Muchas veces me he preguntado si la
facilidad de palabra y el excesivo estudio de la elocuencia no han causado mayores
males que bienes a hombres y a ciudades. En efecto, cuando considero los
desastres sufridos por nuestra república y repaso las desgracias acaecidas en
otros tiempos a los más poderosos estados, compruebo que una parte considerable
de estos daños ha sido causada por hombres de la más grande elocuencia.
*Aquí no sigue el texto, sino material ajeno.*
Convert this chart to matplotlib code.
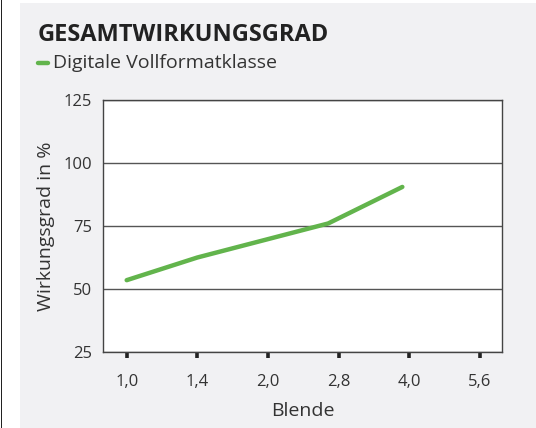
import numpy as np
import matplotlib
matplotlib.use("Agg")
import matplotlib.pyplot as plt
from matplotlib.patches import Rectangle

# data
blende_labels = ["1,0", "1,4", "2,0", "2,8", "4,0", "5,6"]
blende_stops = [0.0, 1.0, 2.85, 3.9]   # position in f-stops (1,0 = 0)
wirkungsgrad = [53.5, 62.5, 76.0, 90.5]
y_ticks = [25, 50, 75, 100, 125]

green = "#62b44c"
plt.rcParams["font.family"] = ["Open Sans", "DejaVu Sans"]

fig = plt.figure(figsize=(5.36, 4.28), dpi=100)
fig.patch.set_facecolor("white")
fig.patches.append(Rectangle((20 / 536, 0), 1, 1 - 3 / 428, transform=fig.transFigure,
                             facecolor="#f1f1f3", edgecolor="none", zorder=-2))
fig.patches.append(Rectangle((0.5 / 536, 0), 1.6 / 536, 1, transform=fig.transFigure,
                             facecolor="#222222", edgecolor="none", zorder=-2))

ax = fig.add_axes([103 / 536, 1 - 352 / 428, 399 / 536, 252 / 428])
ax.set_facecolor("white")
ax.plot(blende_stops, wirkungsgrad, color=green, lw=3.2, solid_capstyle="round", zorder=3)

ax.set_ylim(25, 125)
ax.set_yticks(y_ticks)
ax.set_xlim(-0.335, 5.31)
ax.set_xticks(np.arange(len(blende_labels)))
ax.set_xticklabels(blende_labels)
ax.yaxis.grid(True, color="#555555", lw=1.0)
ax.set_axisbelow(True)
for s in ax.spines.values():
    s.set_color("#444444")
    s.set_linewidth(1.0)
ax.tick_params(axis="y", length=0, pad=8, labelsize=12, labelcolor="#333333")
ax.tick_params(axis="x", length=4.5, width=2.6, color="#222222", pad=11,
               labelsize=12, labelcolor="#333333")
ax.set_xlabel("Blende", fontsize=14, color="#333333", labelpad=9)
ax.set_ylabel("Wirkungsgrad in %", fontsize=14, color="#333333", labelpad=6)

fig.text(38 / 536, 1 - 41 / 428, "GESAMTWIRKUNGSGRAD", fontsize=17,
         fontweight="bold", color="#222222")
fig.lines.append(plt.Line2D([37.5 / 536, 48 / 536], [1 - 63 / 428, 1 - 63 / 428],
                            transform=fig.transFigure, color=green, lw=3.2,
                            solid_capstyle="round"))
fig.text(53 / 536, 1 - 63 / 428, "Digitale Vollformatklasse", fontsize=14,
         color="#333333", va="center")

fig.savefig("out.png", dpi=100)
Explicaré ahora el origen de este mal. En mi opinión, hubo probablemente
un tiempo en el que ni las personas sin elocuencia y sabiduría solían dedicarse
a los asuntos públicos ni los hombres superiores y elocuentes se ocupaban de
causas privadas. Mas como los asuntos de mayor importancia eran tratados por
las personas más eminentes, otros hombres, que no carecían de talento, se
dedicaron a los pequeños conflictos entre particulares. Cuando en estos
conflictos los hombres se acostumbraron a defender la mentira frente a la
verdad, el uso frecuente de la palabra aumentó su temeridad hasta el punto de
que los verdaderos oradores, ante las injusticias que se cometían contra los
ciudadanos, se vieron obligados a enfrentarse a esos temerarios y defender cada
uno a sus amigos. Y así, como los que habían dejado de lado la sabiduría para
dedicarse exclusivamente a la elocuencia parecían sus iguales cuando hablaban,
y en ocasiones los superaban, ellos mismos se consideraron dignos de gobernar
el estado y de igual modo los consideró la multitud. Por ello no debe sorprender
que siempre que hombres temerarios e irreflexivos se apoderan del timón de la
nave, ocurran grandes e irreparables naufragios. Esto causó tanto odio y
descrédito a la política que, como cuando se busca en puerto refugio
a una violenta tempestad, los hombres de mayor talento abandonaron esa vida
sediciosa y de tumultos para refugiarse en la calma del estudio.